Everyone knows about the US incursions into Mexico in 1846, 1914, and 1917… but there was another serious incursion in 1877 that isn’t much mentioned.  With the death of Benito Juarez in July 1872, under the constitution then in effect,  Supreme Court Chief Justice Sebastián Lerdo de Tejada assumed the Presidency. Juarez’ third term would have ended in November. Although there had been rumblings (led by Porfirio Díaz) about Juarez holding office so long, it was only when Lerdo was elected to a full term that Díaz was able to raise a rebellion under the rubric “Effective Suffrage: No Re-election”). Lerdo ALMOST lasted out his full term, but, with Díaz’ closing in on the unpopular president, he abruptly resigned the presidency, leaving José Maria Iglesia to finish out the last ten days of the term.

Díaz’ highly irregular path the the Presidency was, as one would expect, not universally accepted, and naturally there was resistance. Then, a now, “stability” in Mexico was essential to U.S. business interests.

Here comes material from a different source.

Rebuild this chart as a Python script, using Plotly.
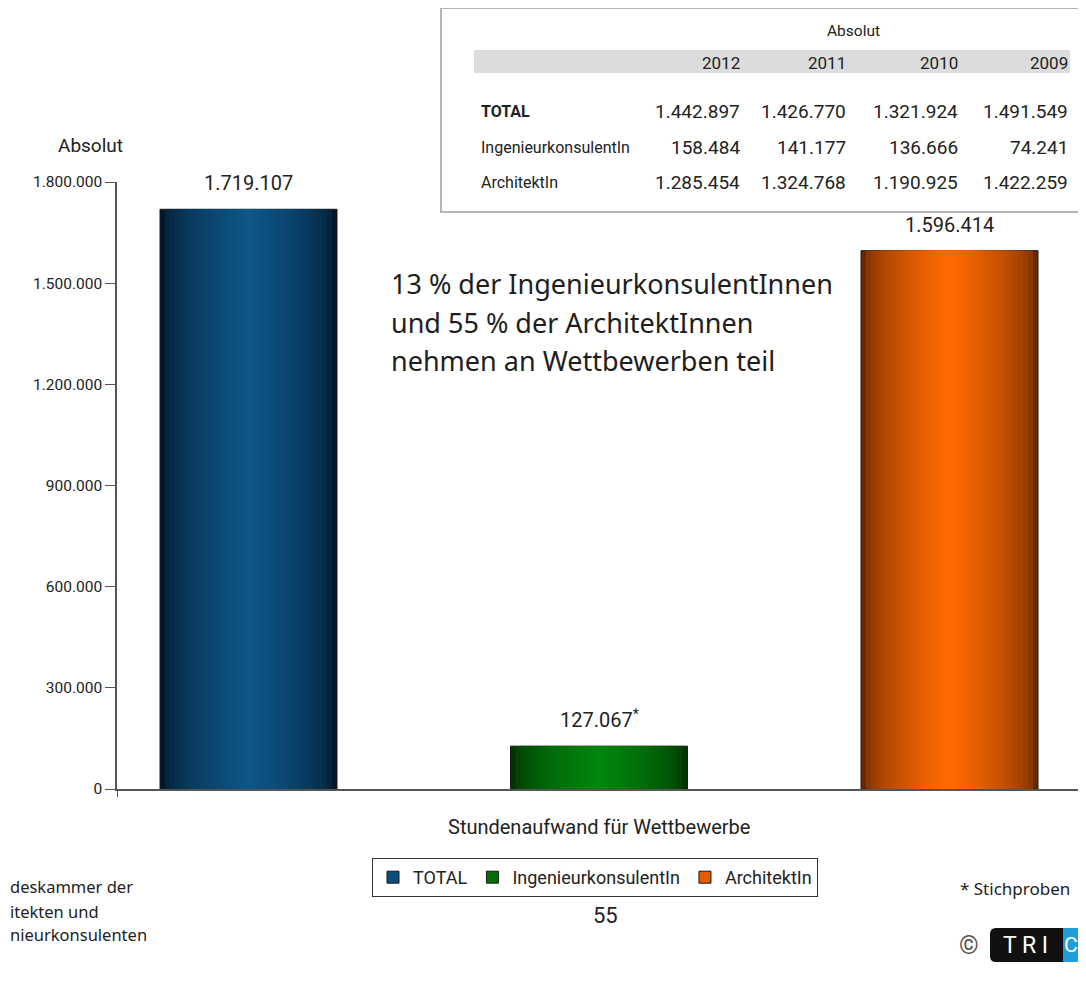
import plotly.graph_objects as go

# --- data -----------------------------------------------------------------
categories = ["TOTAL", "IngenieurkonsulentIn", "ArchitektIn"]
hours_2013 = [1719107, 127067, 1596414]
value_labels = ["1.719.107", "127.067<sup>*</sup>", "1.596.414"]

edge_colors = ["#03182a", "#023302", "#6a2802"]
center_colors = ["#0c5688", "#00860c", "#ff6a00"]
legend_colors = ["#0d4d7c", "#02700a", "#e85c00"]

y_ticks = [0, 300000, 600000, 900000, 1200000, 1500000, 1800000]

table_years = ["2012", "2011", "2010", "2009"]
table_rows = ["TOTAL", "IngenieurkonsulentIn", "ArchitektIn"]
table_total = [1442897, 1426770, 1321924, 1491549]
table_ing = [158484, 141177, 136666, 74241]
table_arch = [1285454, 1324768, 1190925, 1422259]

note_lines = ["13 % der IngenieurkonsulentInnen", "und 55 % der ArchitektInnen",
              "nehmen an Wettbewerben teil"]
source_lines = ["deskammer der", "itekten und", "nieurkonsulenten"]

# --- layout helpers ---------------------------------------------------------
# positions below are page pixels; the page body has an 8px margin
PAGE = 8
FIG_W, FIG_H = 1086 - 2 * PAGE, 982 - 2 * PAGE
L, T, B = 117, 182, 789
R = PAGE + FIG_W  # plot runs to the right edge of the figure
X0 = -0.3752
X1 = X0 + (R - L) / 350.5
BAR_W = 0.505
N_LAYERS = 18

FONT = "Roboto, Arial, sans-serif"
SANS = "Noto Sans, sans-serif"
TEXT = "#222222"


def px(x):
    return (x - L) / (R - L)


def py(y):
    return (B - y) / (B - T)


def mix(c1, c2, t):
    a = [int(c1[i:i + 2], 16) for i in (1, 3, 5)]
    b = [int(c2[i:i + 2], 16) for i in (1, 3, 5)]
    return "rgb({},{},{})".format(*[round(a[j] + (b[j] - a[j]) * t) for j in range(3)])


def fmt(v):
    return f"{v:,}".replace(",", ".")


fig = go.Figure()

# gradient bars: overlay layers, each narrower and lighter than the last
xs = list(range(len(categories)))
for k in range(N_LAYERS):
    t = (k / (N_LAYERS - 1)) ** 0.55
    w = BAR_W * (1 - k / N_LAYERS)
    fig.add_trace(go.Bar(
        x=xs,
        y=hours_2013,
        width=w,
        marker=dict(
            color=[mix(e, c, t) for e, c in zip(edge_colors, center_colors)],
            line=dict(color="#1a1a1a", width=1 if k == 0 else 0),
        ),
        showlegend=False,
        hoverinfo="skip",
    ))

for name, col in zip(categories, legend_colors):
    fig.add_trace(go.Bar(
        x=[None], y=[None], name=name,
        marker=dict(color=col, line=dict(color="#1a1a1a", width=1)),
    ))

annotations = []
for i, (v, lab) in enumerate(zip(hours_2013, value_labels)):
    annotations.append(dict(
        x=i, y=v, text=lab, showarrow=False, yanchor="bottom", yshift=12,
        font=dict(family=FONT, size=20, color=TEXT),
    ))


def paper_text(x, y, text, size, xanchor="center", color=TEXT, family=FONT, **kw):
    annotations.append(dict(
        x=px(x), y=py(y), xref="paper", yref="paper", text=text,
        showarrow=False, xanchor=xanchor, yanchor="middle",
        font=dict(family=family, size=size, color=color), **kw,
    ))


paper_text(90, 146, "Absolut", 19)
paper_text(599, 827, "Stundenaufwand für Wettbewerbe", 20)
for line, yy in zip(note_lines, [283, 322, 360]):
    paper_text(389, yy, line, 27, xanchor="left", family=SANS, color="#1e1e1e")
paper_text(605, 915, "55", 22)
for line, yy in zip(source_lines, [887, 911, 935]):
    paper_text(PAGE, yy, line, 16.5, xanchor="left", family=SANS)
paper_text(958, 888, "* Stichproben", 17, xanchor="left", family=SANS)
paper_text(969, 945, "©", 25, color="#555555")
paper_text(1025, 945, "T R I", 23, color="white")
paper_text(1071, 945, "C", 21, color="white")

# table
paper_text(853, 31, "Absolut", 15.5)
col_right = [742, 848, 960, 1070]
for yr, xr in zip(table_years, col_right):
    paper_text(xr, 63, yr, 17, xanchor="right")
row_y = [111, 147, 183]
for label, vals, yy in zip(table_rows, [table_total, table_ing, table_arch], row_y):
    lab = "<b>" + label + "</b>" if label == "TOTAL" else label
    paper_text(479, yy, lab, 16, xanchor="left")
    for v, xr in zip(vals, col_right):
        paper_text(xr, yy, fmt(v), 19, xanchor="right")

# logo with rounded left corners
lx0, lx1, ly0, ly1, rr = px(990), px(1063), py(962), py(928), 6
rx, ry = rr / (R - L), rr / (B - T)
logo_path = (f"M {lx1},{ly1} L {lx0 + rx},{ly1} Q {lx0},{ly1} {lx0},{ly1 - ry} "
             f"L {lx0},{ly0 + ry} Q {lx0},{ly0} {lx0 + rx},{ly0} L {lx1},{ly0} Z")

shapes = [
    dict(type="rect", xref="paper", yref="paper", x0=px(474), x1=px(1070),
         y0=py(73), y1=py(50), fillcolor="#dcdcdc", line=dict(width=0), layer="below"),
    dict(type="rect", xref="paper", yref="paper", x0=px(441), x1=px(1094),
         y0=py(212), y1=py(8), line=dict(color="#b4b4b4", width=2)),
    dict(type="path", xref="paper", yref="paper", path=logo_path,
         fillcolor="#111111", line=dict(width=0), layer="below"),
    dict(type="rect", xref="paper", yref="paper", x0=px(1063), x1=px(1094),
         y0=py(962), y1=py(928), fillcolor="#1e9fdc", line=dict(width=0), layer="below"),
]

# figure fits inside the window together with the body margins (no scrollbars)
fig.update_layout(
    width=FIG_W,
    height=FIG_H,
    margin=dict(l=L - PAGE, r=0, t=T - PAGE, b=PAGE + FIG_H - B),
    paper_bgcolor="white",
    plot_bgcolor="white",
    barmode="overlay",
    separators=",.",
    font=dict(family=FONT, color=TEXT),
    xaxis=dict(
        range=[X0, X1], showgrid=False, zeroline=False,
        showline=True, linecolor="#555555", linewidth=1.5,
        tickvals=[X0, X1], ticks="outside", ticklen=6, tickcolor="#555555",
        showticklabels=False,
    ),
    yaxis=dict(
        range=[0, 1800000], showgrid=False, zeroline=False,
        showline=True, linecolor="#555555", linewidth=1.5,
        tickvals=y_ticks, tickformat=",d", ticks="outside", ticklen=10,
        tickcolor="#555555", tickfont=dict(family=FONT, size=15.5, color=TEXT),
    ),
    legend=dict(
        orientation="h", x=px(595), xanchor="center", y=py(858), yanchor="top",
        bordercolor="#333333", borderwidth=1, bgcolor="white",
        font=dict(family=FONT, size=18, color=TEXT),
        itemwidth=30, tracegroupgap=0,
    ),
    annotations=annotations,
    shapes=shapes,
)

fig.write_html("out.html")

So was stability in the Wild West… and wiping out the country’s own “insurgents”… i.e., the Indians. So, in 1877, President Rutherford B. Hayes ordered the U.S. army into northern Mexico, ostensibly to chase cattle rustlers and “wild Indians” but with the goal of establishing a “protectorate” over northern Mexico.

However, Díaz was able to establish control over the state, making Mexico safe for… if not Democracy, then at least for business as usual,and and the U.S. troops were withdrawn in 1878.  Diaz preserved Mexico’s territorial integrity and during the 30 years of the “Porfirian peace” (forget all that talk about effective suffrage and no re-election… as Porfirio was re-elected with only token opposition again.. and again.. and again… and again) the north was a priority for development, with massive support from the state fostered immigration and railroads. And the American incursion was quietly erased from history… except by the losers: the indigenous people for whom Mexico had provided a safe haven from U.S. depredations.